Mais il ne suffit pas de proposer gratuitement des fruits à ses collaborateurs ou de contribuer financièrement à leur abonnement dans un centre de fitness pour pouvoir dire que l’on pratique de la PST. Il s’agit bien plus d’avoir, d’une part, un impact sur le comportement de tous les collaborateurs, à tous les niveaux hiérarchiques, et de créer, d’autre part, des conditions de travail conduisant à un bien-être accru de l’ensemble du personnel, tant sur le plan physique que psychique. 

Le premier pas consiste donc à intégrer durablement la PST à la stratégie de l'entreprise et lors de toutes les décisions stratégiques, de prendre en compte la promotion de la santé au travail comme objectif entrepreneurial spécifique, de valeur égale aux autres. Une fois cette étape franchie, il convient de définir des objectifs concrets au sein de l'entreprise et de prendre les mesures appropriées pour les atteindre. Par ailleurs, chaque entreprise devrait évaluer dans quels domaines il existe pour elle le plus grand potentiel d’amélioration. Cela peut concerner aussi bien la culture de leadership d’une société que l’organisation des divers postes de travail ou les conditions de travail concrètes.
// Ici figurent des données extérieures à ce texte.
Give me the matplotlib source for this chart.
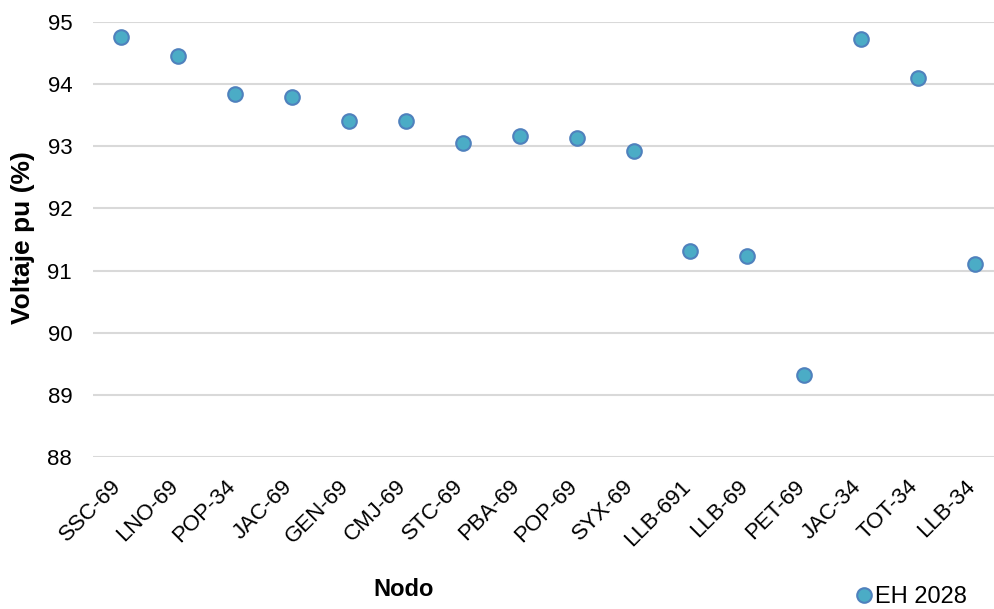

Ici, s’applique le principe selon lequel la culture d’entreprise commence au niveau de la direction: les cadres doivent être disposés à se remettre soi-même en question de manière constructive, aussi bien que leur style de direction, pour se demander si la façon dont ils gèrent leur propre santé peut servir d’exemple, d’une part, et si la manière dont ils traitent leurs collaborateurs favorise leur bien-être physique et psychique, d’autre part – et en cas de conclusions négatives, être prêts à amorcer les modifications nécessaires. 

«Un travail de prévention efficace ne peut pas être
le résultat d’une action unidirectionnelle.»

Dans une troisième étape, il s’agit de mettre en œuvre des mesures concrètes, adaptées aux exigences et aux conditions de travail spécifiques de l'entreprise, dans le sens d’un programme de promotion de la santé au travail. Suivant les secteurs d’activité et les entreprises, une telle démarche peut comprendre par exemple des séances d’entraînement au leadership, des cours de nutrition, des séances de mouvement et de posture, des cours de relaxation, des bilans de santé, des vaccinations ou des programmes spéciaux d’activité sportive. Le but ouvertement déclaré de toutes ces mesures est de sensibiliser les collaborateurs à ces questions et de les amener à s’occuper de leur propre santé afin de prévenir des maladies fréquentes telles que le burnout au travail, les problèmes cardiovasculaires ou les pathologies d’origine vertébrale. Étant donné que ces dernières années, les maladies psychiques ont notamment connu une forte augmentation, il convient, dans le cadre d’un programme de PST, de veiller à assurer une atmosphère de travail ouverte et sociale. 

La dernière étape d’un programme de PST efficace consiste à vérifier régulièrement la réalisation des objectifs fixés et le cas échéant, à effectuer un ajustement ou un élargissement des mesures mises en œuvre jusque-là. Pour ce faire, on peut s’appuyer sur des données concrètes telles que l’évolution chiffrée des arrêts maladie, de même que sur des sondages du personnel, réalisés régulièrement par écrit et de manière anonyme, qui donnent entre autres une bonne idée de la manière dont évolue le niveau de satisfaction relative au lieu de travail. Avec un programme de PST, la direction de l'entreprise peut avoir une influence sur le comportement de ses collaborateurs – néanmoins, un travail de prévention efficace ne peut pas être le résultat d’une action unidirectionnelle. En effet, l'employeur peut certes s’efforcer de promouvoir un mode de vie sain auprès de ses collaborateurs et de les motiver à le mettre en pratique - mais en fin de compte, ce sont les collaborateurs eux-mêmes qui devront agir dans ce sens.